Freed from the Mexican prison, he was promptly arrested by military police officers and taken to Naval Consolidated Brig Miramar, where he would remain in pretrial confinement for another five months.
In March 2014, he took a plea deal that limited his time behind bars to 12 months, and went straight back to the Miramar brig to finish his sentence.
Foote's hardships in Mexico were the basis of his appeal that his discharge was inappropriately severe.
It's an argument the court didn't buy.
"Based on our individualized consideration of the appellant and the circumstances of his offenses — including his time in a Mexican jail for the same misconduct forming the basis for two of the three charges here — we are satisfied that a dishonorable discharge is not inappropriately severe," wrote a panel of three military judges in a per curiam decision published Dec. 23.
Foote's military attorney, Navy Capt. Bree Ermentrout, said through a public affairs officer that she and Foote are reviewing the decision and evaluating options.
Foote, now a private and on appellate leave at his hometown in East Glacier Park, Montana, said he was trying to put his life back together as he awaited his discharge.
A bitter moment for Foote came, he said, when NCIS investigators tracked down Exiga, the man he stabbed in Mexico.
Saying he was a good Christian man, Exiga said he had forgiven Foote for what he did and prayed for God to help him. The right place for Foote, Exiga said, was not a prison, but somewhere that he could receive mental and emotional help.
"It hurt when I first heard it," Foote said. "I had never heard him talk. He was like the nicest person in the world."

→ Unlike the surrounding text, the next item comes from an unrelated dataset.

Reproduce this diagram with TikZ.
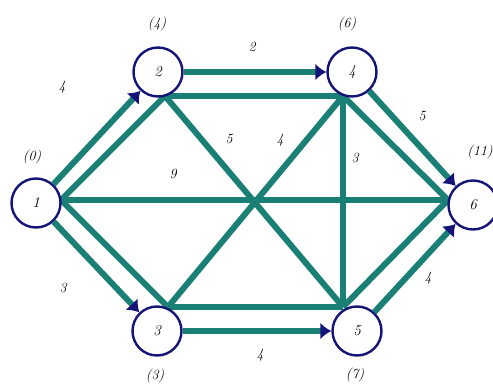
\documentclass[tikz,border=0pt]{standalone}
\usetikzlibrary{arrows.meta,backgrounds}
\definecolor{teal1}{HTML}{1A8075}
\definecolor{navy1}{HTML}{141478}
\tikzset{
  vnode/.style={circle,draw=navy1,line width=2.4pt,fill=white,minimum size=49pt,inner sep=0pt,
     font=\fontsize{15}{15}\selectfont\itshape},
  lbl/.style={font=\fontsize{14}{14}\selectfont\itshape,text=black},
  link/.style={draw=teal1,line width=6pt},
  arc/.style={draw=teal1,line width=6pt,-{Latex[length=11pt,width=17pt,color=navy1]}},
}
\begin{document}
\begin{tikzpicture}[x=1pt,y=-1pt]
\useasboundingbox (0,0) rectangle (493,385);
\node[vnode] (n1) at (36,203) {1};
\node[vnode] (n2) at (158,72) {2};
\node[vnode] (n4) at (352,72) {4};
\node[vnode] (n3) at (157,331) {3};
\node[vnode] (n5) at (357,331) {5};
\node[vnode] (n6) at (473,205) {6};
\coordinate (j1) at (61,200);
\coordinate (j2) at (165,96);
\coordinate (j4) at (343,96);
\coordinate (j3) at (168,307);
\coordinate (j5) at (343,307);
\coordinate (j6) at (448,200);
\begin{scope}[on background layer]
\draw[link] (j1) -- (j2);
\draw[link] (j1) -- (j3);
\draw[link] (j1) -- (j6);
\draw[link] (j2) -- (j4);
\draw[link] (j2) -- (j5);
\draw[link] (j3) -- (j4);
\draw[link] (j3) -- (j5);
\draw[link] (j4) -- (j5);
\draw[link] (j4) -- (j6);
\draw[link] (j5) -- (j6);
\end{scope}
\draw[arc] (n1) -- (n2);
\draw[arc] (n2) -- (n4);
\draw[arc] (n4) -- (n6);
\draw[arc] (n1) -- (n3);
\draw[arc] (n3) -- (n5);
\draw[arc] (n5) -- (n6);
% time labels
\node[lbl] (t1) at (32,157) {(0)};
\node[lbl] (t2) at (157,24) {(4)};
\node[lbl] (t4) at (347,24) {(6)};
\node[lbl] (t6) at (480,152) {(11)};
\node[lbl] (t3) at (155,376) {(3)};
\node[lbl] (t5) at (355,375) {(7)};
% weights
\node[lbl] (w12) at (62,87) {4};
\node[lbl] (w24) at (252,47) {2};
\node[lbl] (w46) at (422,116) {5};
\node[lbl] (w13) at (63,288) {3};
\node[lbl] (w35) at (260,355) {4};
\node[lbl] (w56) at (428,278) {4};
\node[lbl] (wa) at (173,174) {9};
\node[lbl] (wb) at (229,139) {5};
\node[lbl] (wc) at (280,140) {4};
\node[lbl] (wd) at (355,158) {3};
\end{tikzpicture}
\end{document}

Since Foote reached the end of his 12-month sentence in October, he has held temporary carpentry and bartending jobs. He's aware his dishonorable discharge and felony convictions will limit his options for the rest of his life and said he is still grappling with what that means to him.

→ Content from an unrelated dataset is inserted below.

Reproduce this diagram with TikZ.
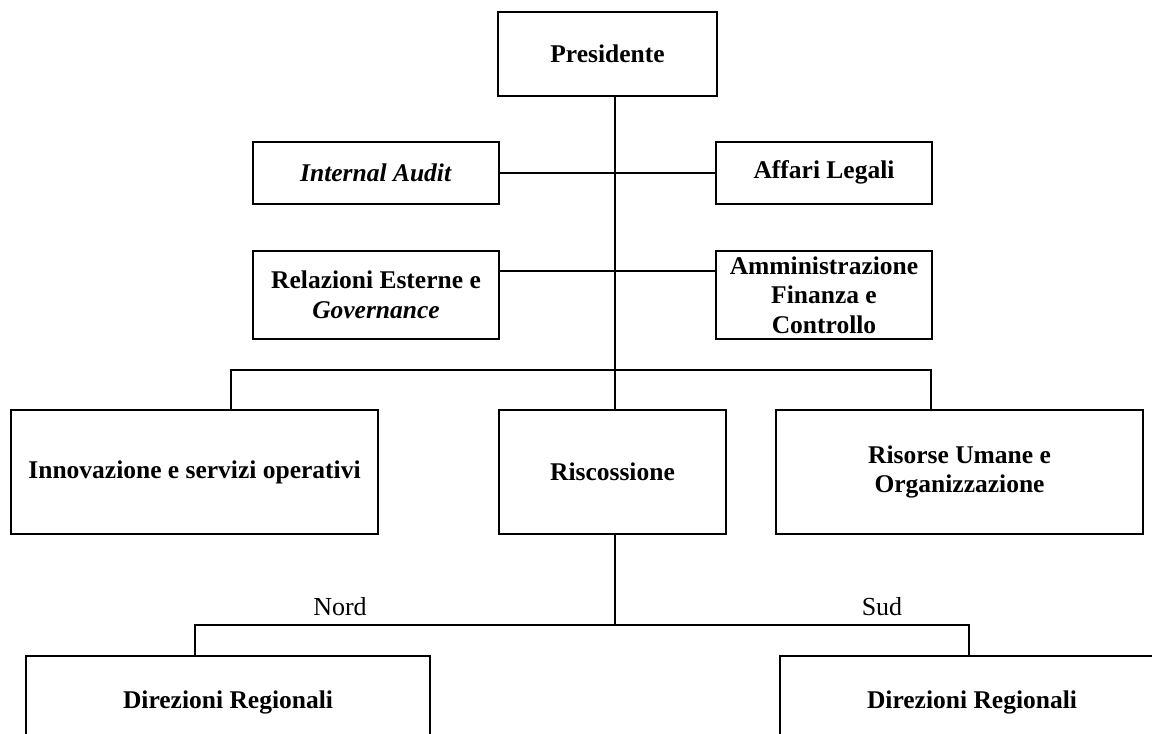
\documentclass[tikz,border=0pt]{standalone}
\usepackage{fontspec}
\setmainfont{Liberation Serif}
\begin{document}
\begin{tikzpicture}[x=1pt,y=-1pt,
  orgbox/.style={draw, line width=2.5pt, inner sep=0pt, align=center,
    font=\fontsize{25.5}{29.5}\selectfont\bfseries},
  lbl/.style={inner sep=0pt, font=\fontsize{26}{29}\selectfont},
  wire/.style={line width=2.5pt}]
\useasboundingbox (0,0) rectangle (1152,734);
\clip (0,0) rectangle (1152,734);
% boxes
\node[orgbox, minimum width=219pt, minimum height=84pt] (pres) at (607.5,54) {Presidente};
\node[orgbox, minimum width=246pt, minimum height=62pt] (audit) at (376,173) {\textit{Internal Audit}};
\node[orgbox, minimum width=216pt, minimum height=62pt] (legali) at (824,173) {\strut Affari Legali};
\node[orgbox, minimum width=246pt, minimum height=88pt] (rel) at (376,295) {Relazioni Esterne e\\ \textit{Governance}};
\node[orgbox, minimum width=216pt, minimum height=88pt] (amm) at (824,295) {Amministrazione\\Finanza e\\Controllo};
\node[orgbox, minimum width=367pt, minimum height=124pt] (innov) at (194.5,472) {Innovazione e servizi operativi};
\node[orgbox, minimum width=227pt, minimum height=124pt] (risc) at (612.5,472) {Riscossione};
\node[orgbox, minimum width=367pt, minimum height=124pt] (risorse) at (959.5,472) {Risorse Umane e\\Organizzazione};
\node[orgbox, minimum width=404pt, minimum height=92pt] (dirN) at (228,702) {Direzioni Regionali};
\node[orgbox, minimum width=384pt, minimum height=92pt] (dirS) at (972,702) {Direzioni Regionali};
% junction points
\coordinate (spine) at (615,370);
\coordinate (busL) at (231,370);
\coordinate (busR) at (931,370);
\coordinate (split) at (615,625);
\coordinate (nordC) at (195,625);
\coordinate (sudC) at (969,625);
% connectors
\draw[wire] (pres.south -| spine) -- (spine);
\draw[wire] (audit.east) -- (legali.west);
\draw[wire] ([yshift=24pt]rel.east) -- ([yshift=24pt]amm.west);
\draw[wire] (innov.north -| busL) -- (busL) -- (busR) -- (risorse.north -| busR);
\draw[wire] (spine) -- (risc.north -| spine);
\draw[wire] (risc.south -| split) -- (split);
\draw[wire] (dirN.north -| nordC) -- (nordC) -- (sudC) -- (dirS.north -| sudC);
% labels
\node[lbl] (nord) at (340,607) {Nord};
\node[lbl] (sud) at (882,607) {Sud};
\end{tikzpicture}
\end{document}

He recently began has begun pursuing woodworking, a skill he picked up in the Marine Corps where he was often called on to design frames and plaques. He now showcases his creations at a newly opened store, Dirtbag Woodworking Co., on the crafting website Etsy.

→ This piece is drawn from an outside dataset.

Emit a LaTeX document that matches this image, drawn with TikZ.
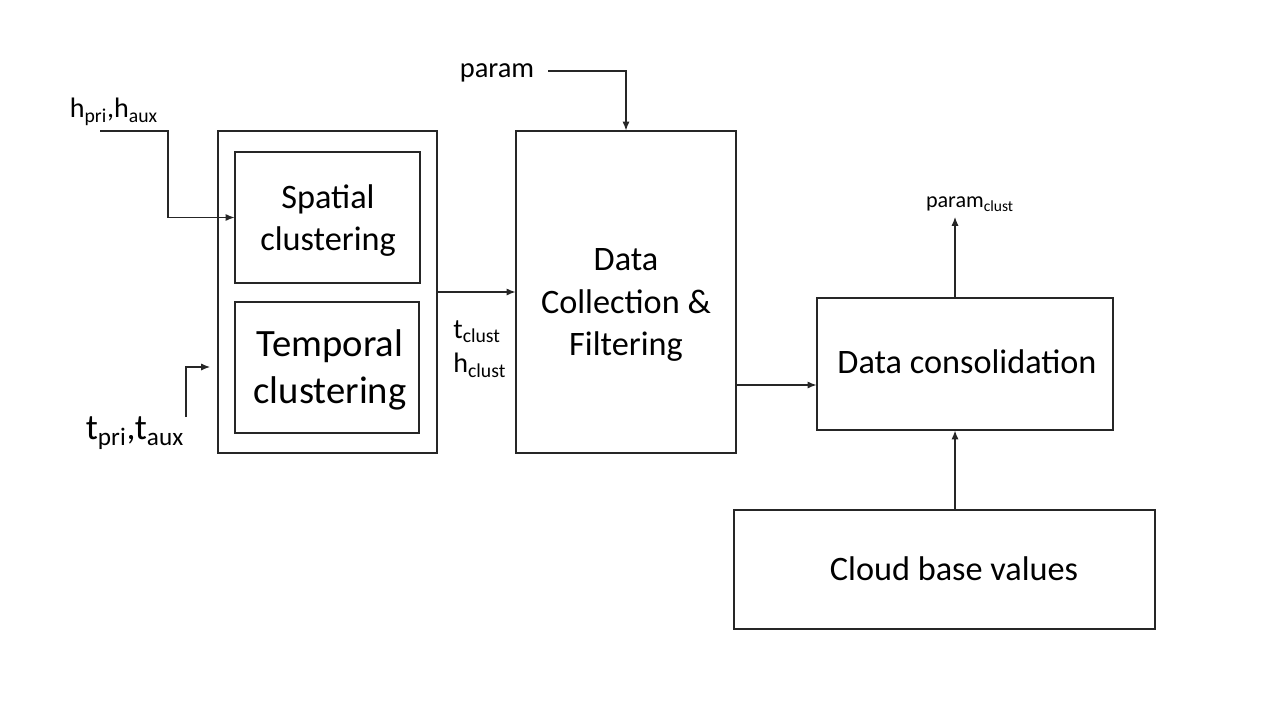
\documentclass[tikz,border=0pt]{standalone}
\usepackage{fontspec}
\setmainfont{Carlito}
\usetikzlibrary{arrows.meta}
\newcommand{\fs}[2]{\fontsize{#1}{#2}\selectfont}
\begin{document}
\begin{tikzpicture}[x=0.02cm,y=-0.02cm,
  box/.style={draw=black!85,line width=0.65pt,inner sep=0pt,align=center},
  txt/.style={inner sep=0pt,align=center},
  arr/.style={draw=black!85,line width=0.65pt,-{Latex[length=5pt,width=4pt]}}]
\useasboundingbox (0,0) rectangle (1280,720);
% boxes
\node[box,minimum width=4.38cm,minimum height=6.44cm] (outer) at (327.5,292) {};
\node[box,minimum width=3.7cm,minimum height=2.62cm] (spatial) at (327.5,217.5) {};
\node[txt,font=\fs{19.5}{24.3}] (spatialtxt) at (328,220.5) {Spatial\\clustering};
\node[box,minimum width=3.68cm,minimum height=2.62cm] (temporal) at (327,367.5) {};
\node[txt,font=\fs{22}{26.8}] (temporaltxt) at (330,369.5) {Temporal\\clustering};
\node[box,minimum width=4.4cm,minimum height=6.44cm] (dcf) at (626,292) {};
\node[txt,font=\fs{19.5}{24.3}] (dcftxt) at (626,305) {Data\\Collection \&\\Filtering};
\node[box,minimum width=5.92cm,minimum height=2.64cm,font=\fs{19.5}{24.3}] (cons) at (965,364) {};
\node[txt,font=\fs{19.5}{24.3}] (constxt) at (967,362) {Data consolidation};
\node[box,minimum width=8.42cm,minimum height=2.38cm] (cloud) at (944.5,569.5) {};
\node[txt,font=\fs{19.5}{24.3}] (cloudtxt) at (954,569) {Cloud base values};
% labels
\node[txt,font=\fs{16}{19}] (hlab) at (114,112) {h\textsubscript{pri},h\textsubscript{aux}};
\node[txt,font=\fs{20.5}{24}] (tlab) at (135,433) {t\textsubscript{pri},t\textsubscript{aux}};
\node[txt,anchor=west,align=left,font=\fs{16}{19.5}] (clustlab) at (453,349) {t\textsubscript{clust}\\h\textsubscript{clust}};
\node[txt,font=\fs{16.2}{19}] (plab) at (497,73) {param};
\node[txt,font=\fs{12.6}{15}] (pclab) at (970,204) {param\textsubscript{clust}};
% coordinates
\coordinate (hs) at (100,131);
\coordinate (ts) at (186,417);
\coordinate (te) at (210,367);
\coordinate (ps) at (548,71);
\coordinate (y385) at (0,385);
\coordinate (pc) at (955,217);
% connectors
\draw[arr] (hs) -- (168,131) |- (spatial.west);
\draw[arr] (ts) |- (te);
\draw[arr] (outer) -- (dcf);
\draw[arr] (ps) -| (dcf.north);
\draw[arr] (dcf.east |- y385) -- (cons.west |- y385);
\draw[arr] (pc |- cons.north) -- (pc);
\draw[arr] (pc |- cloud.north) -- (pc |- cons.south);
\end{tikzpicture}
\end{document}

Foote draws few conclusions about his surreal run from the law. Looking back, he said, he would have benefited from a confidante in the Marine Corps who could help him think clearly. To other Marines who find themselves in dire straits, he said to seek good advice.
"I guess just try to find somebody that you can actually talk to that you can trust in your unit," he said. "You've got to smile on the inside and grit your teeth and keep going sometimes."